November begins with two anniversaries in our household: on the first day of the month, seven years ago, we said goodbye to Durham, North Carolina, and then on the second we said hello to Guilford, Connecticut, arriving in town on the fiftieth anniversary of the day Ginger and her parents moved into the house where her parents lived for forty-five years when they moved in with us.
In my reading this morning, Amy Leach wrote, “. . . for there has never been a perfect goodbye, not one . . .” Perhaps it is also true that there has never been a perfect hello. Both of them are a little messy because both of them are a part of relationships.
Our move to Connecticut has been unusual for me because, as I have come to say, Durham didn’t let go of me. Our friendships there have stayed current. When my mother entered hospice two months after we got to Guilford, she made Ginger and I promise that we would use the money she was leaving us to buy a house because we were living in a parsonage and weren’t building equity, and we bought one in Durham, partly because of the difference in housing prices and also because we love Durham.
Our hello to Guilford has created connections as well. Tonight I went to Confirmation Class because I am a mentor for one of the participating high schoolers. In that first couple of months after we arrived I met her and her family. She was in second grade. We used to talk to each other at coffee hour. I got sick that winter and she made me a card and she and her mother brought it by. Over the years, we kept talking. This summer, she sent me an email asking if I would be her mentor.

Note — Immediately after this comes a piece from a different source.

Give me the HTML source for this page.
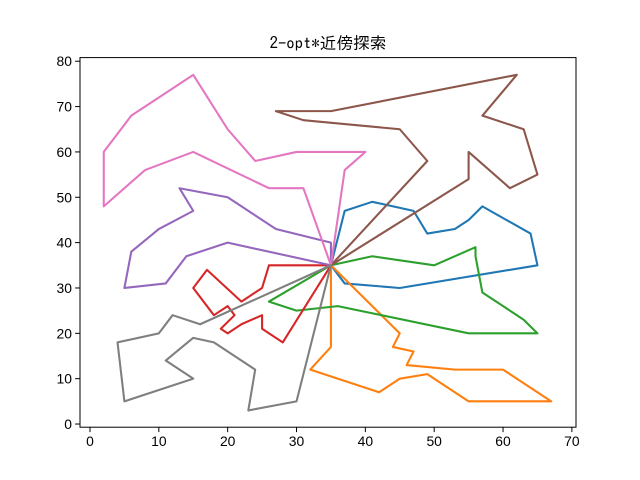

Both the goodbye and the hello have had longer stories to tell; like I said, both are a little messy. And rich.
In his book In the Shelter, Pádraig Ó Tuamá tells of an exercise he did with a group of high schoolers, asking them to think of the first sentence of their autobiography. I have borrowed the exercise on a few occasions. I think it is a wonderful question. So far, the sentence I have come up with is,
He was just trying to find his way home.
I suppose one way to think about home is it is somewhere between (among, within) goodbye and hello, maybe along the lines of getting caught between the moon and New York City. You know–the best that you can do is fall in love.